Sabtu, 30 Maret 2013

“JAM KARET” penyakit kronis masyarakat Indonesia

Istilah jam karet bagi masyarakat Indonesia tentu bukan hal yang asing lagi. Seringnya mengundur-undur waktu suatu kegiatan jauh dari jadwal sebenanrnya memanglah hobi yang dimiliki oleh masyarakat bangsa ini. kejadian ini dapat kita jumpai diberbagai kegiatan apapun yang ada di Indonesia. Sangat jarang istilah “on time” dapat ditaati oleh penyelenggar kegiatan di negeri ini.

Berbagai macam alasan sering kali dijadikan alat agar penyakit jam karet yang dilakukan dapat dimaklumi. Alasan terklasik yang sering ditemukan adalah “macet. Jika alasan yang disampaikan adalah macet, saya rasa sebuah kesalahan besar untuk memaklumi alasan ini. sebab macet sendiri merupakan hal yang tidak jarang terjadi dan semua orang tentu tau hal ini. oleh karenanya siapapun harus menghindari keterlambatan karena macet dengan berangkat jauh lebih dulu dari jadwal kegiatan.

Pada umumnya macet di Indonesia hanya berlangsung satu atau dua jam, dan itupun jika kemacetan yang ditemukan memang terlampau sangat parah.

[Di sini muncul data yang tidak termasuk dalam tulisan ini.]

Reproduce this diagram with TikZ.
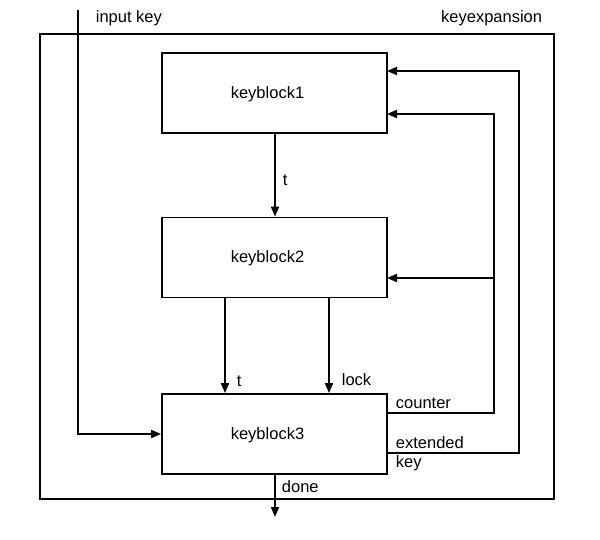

Nah  karena tenggang waktu macet sendiri telah kita ketahui, maka sebagian waktu kita memang harus disisihkan untuk menghadapi kemacetan. Setidaknya kita memang harus memprediksikan berapa jam waktu yang kita butuhkan agar kita bisa tiba “on time” di setiap kegiatan kita. mulai dari memperhitungkan waktu perjalanan yang berdasarkan jarak rumah dan lokasi kegiatan plus waktu untuk menghadapi kemacetan tersebut. Bahkan dengan cara seperti ini bisa saja kita  malah tidak mengalami kemacetan.

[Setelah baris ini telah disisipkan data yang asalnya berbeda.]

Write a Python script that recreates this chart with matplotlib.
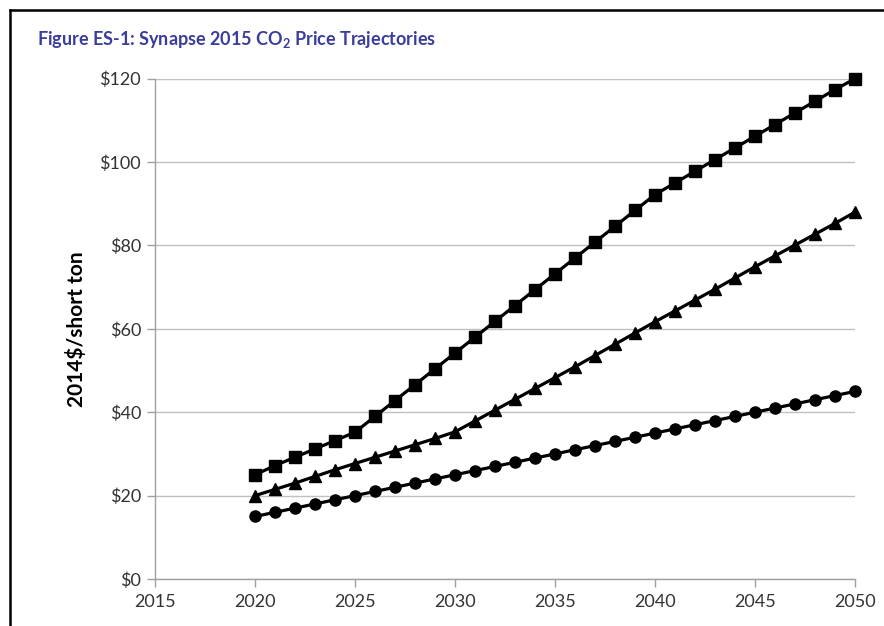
import matplotlib
matplotlib.use("Agg")
import matplotlib.pyplot as plt
from matplotlib.lines import Line2D

plt.rcParams['font.family'] = ['Lato', 'DejaVu Sans']
plt.rcParams['mathtext.fontset'] = 'custom'
plt.rcParams['mathtext.rm'] = 'Lato'
plt.rcParams['mathtext.bf'] = 'Lato:bold'

years = list(range(2020, 2051))
high = [25.0, 27.2, 29.2, 31.2, 33.2, 35.2, 39.0, 42.8, 46.6, 50.4, 54.2,
        58.0, 61.8, 65.6, 69.4, 73.2, 77.0, 80.8, 84.6, 88.4, 92.2,
        95.0, 97.8, 100.6, 103.4, 106.2, 109.0, 111.8, 114.6, 117.4, 120.0]
mid = [20.0, 21.5, 23.0, 24.6, 26.2, 27.7, 29.2, 30.7, 32.2, 33.7, 35.3,
       37.9, 40.5, 43.1, 45.7, 48.3, 50.9, 53.6, 56.3, 59.0, 61.7,
       64.3, 66.9, 69.5, 72.2, 74.9, 77.5, 80.1, 82.7, 85.3, 88.0]
low = [15.0, 16.0, 17.0, 18.0, 19.0, 20.0, 21.0, 22.0, 23.0, 24.0, 25.0,
       26.0, 27.0, 28.0, 29.0, 30.0, 31.0, 32.0, 33.0, 34.0, 35.0,
       36.0, 37.0, 38.0, 39.0, 40.0, 41.0, 42.0, 43.0, 44.0, 45.0]

x_ticks = [2015, 2020, 2025, 2030, 2035, 2040, 2045, 2050]
y_ticks = [0, 20, 40, 60, 80, 100, 120]
y_tick_labels = ['$0', '$20', '$40', '$60', '$80', '$100', '$120']

title = r'Figure ES-1: Synapse 2015 CO$_\mathbf{2}$ Price Trajectories'
ylabel = '2014$/short ton'

fig = plt.figure(figsize=(8.84, 6.26), dpi=100)
ax = fig.add_axes([155/884, 1 - 579/626, 700/884, (579 - 78.7)/626])

for vals, mk, ms in [(high, 's', 8.5), (mid, '^', 8), (low, 'o', 8)]:
    ax.plot(years, vals, color='black', linewidth=2.3, marker=mk,
            markersize=ms, markerfacecolor='black', markeredgecolor='black',
            clip_on=False, zorder=3)

ax.set_xlim(2015, 2050)
ax.set_ylim(0, 120)
ax.set_xticks(x_ticks)
ax.set_yticks(y_ticks)
ax.set_yticklabels(y_tick_labels)
ax.grid(axis='y', color='#c0c0c0', linewidth=1.0)
ax.set_axisbelow(True)
for s in ['top', 'right']:
    ax.spines[s].set_visible(False)
for s in ['left', 'bottom']:
    ax.spines[s].set_color('#a0a0a0')
    ax.spines[s].set_linewidth(1.0)
ax.tick_params(axis='both', colors='#a0a0a0', length=6, width=1.0,
               labelcolor='#333333', labelsize=13)
ax.tick_params(axis='x', pad=5)
ax.tick_params(axis='y', pad=4)

ax.set_ylabel(ylabel, fontsize=15, fontweight='bold', color='black', labelpad=9)

fig.text(37/884, 1 - 40/626, title, fontsize=13, fontweight='bold',
         color='#3b3d9b', ha='left', va='center')

# page frame lines
fig.add_artist(Line2D([10/884, 1], [1 - 10/626, 1 - 10/626], color='black',
                      linewidth=1.8, transform=fig.transFigure))
fig.add_artist(Line2D([10/884, 10/884], [0, 1 - 10/626], color='black',
                      linewidth=1.8, transform=fig.transFigure))

fig.savefig('out.png', dpi=100)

Selain itu, kebiasaan jam karet yang menjadi penyakit kronis masyarakat Indonesia secara massal dan konsisten, harus mampu kita obati dengan mengurangi kadar kemakluman yang kita berikan kepada mereka yang terlambat. Hal ini mengingatkan saya pada berbagai macam kegiatan yang pernah saya ikuti. Setiap kegiatan seringkali dilaksanakan dengan mengulur-ulur waktu satu hingga dua jam dari jadwal semula. Hal demikian menurut saya merupakan satu bentuk diskriminasi bagi saya yang tiba tepat waktu. Sedangkan peserta lain bahkan pemateri pun dengan santainya hadir pada waktu yang jauh dari jadwal yang ditentukan. Dan parahnya lagi penyelenggara justru sangat mentolerir hal tersebut. Padahal terlalu seringnya kita mentolerir keterlambatan seseorang justru akan menjadi kebiasaan mutlak bagi mereka untuk membiasakan diri menjadi pengulur waktu.

Jika kita membandingkan dengan Negara lain, maka sangat jelas Indonesia merupakan bangsa yang tidak dapat menghargai waktu. Orang-orang diluar negeri adalah orang yang akan merasa sangat rugi apabila waktunya habis hanya untuk menunggu orang lain. Sebab menunggu memang hal yang sangat membosankan. Namun akan menjadi parah lagi apabila kita terus memaklumi keterlambatan seseorang, sebab itu berarti kita senang membuang-buang waktu kita untuk menunggu orang lain.

Kita perlu tau, bahwa ada kalanya kita memang harus memberikan pemakluman terhadap tindakan seseorang, namun jika sikap maklum tersebut terus menerus dilakuakn maka berarti kita tidak ingin mengubah orang lain untuk lebih menghargai waktu. Terlalu seringnya kita menganggap keterlambatan merupakan hal biasa justru akan mengakibatkan hal yang luar biasa bagi kita. Meskipun para petinggi negarapun juga identik dengan keterlambatan, bukan berarti kita berhak memaklumi keterlambatan orang lain dengan mengatakan “toh pejabat juga bisa terlambat” hal ini seolah-olah memberikan legitimasi bahwa terlambat bukanlah sebuah masalah.

Siapapun mereka yang terlambat entah itu peserta, pemateri, dosen, mahasiswa, bahkan petinggi Negara pun perlu kita berikan batasan dalam memaklumi tindakan keterlambatannya. Meskipun hal ini merupakan hal yang tidak mudah, namun bukan berarti kita tidak akan bisa melakukannya. Sebab menghilangkan rasa sungkan untuk tidak mentolerir/memaklumi keterlambatan seseorang merupakan satu-satunya cara untuk menghilangkan budaya jam karet yang telah menjadi penyakit kronis masyarakat Indonesia.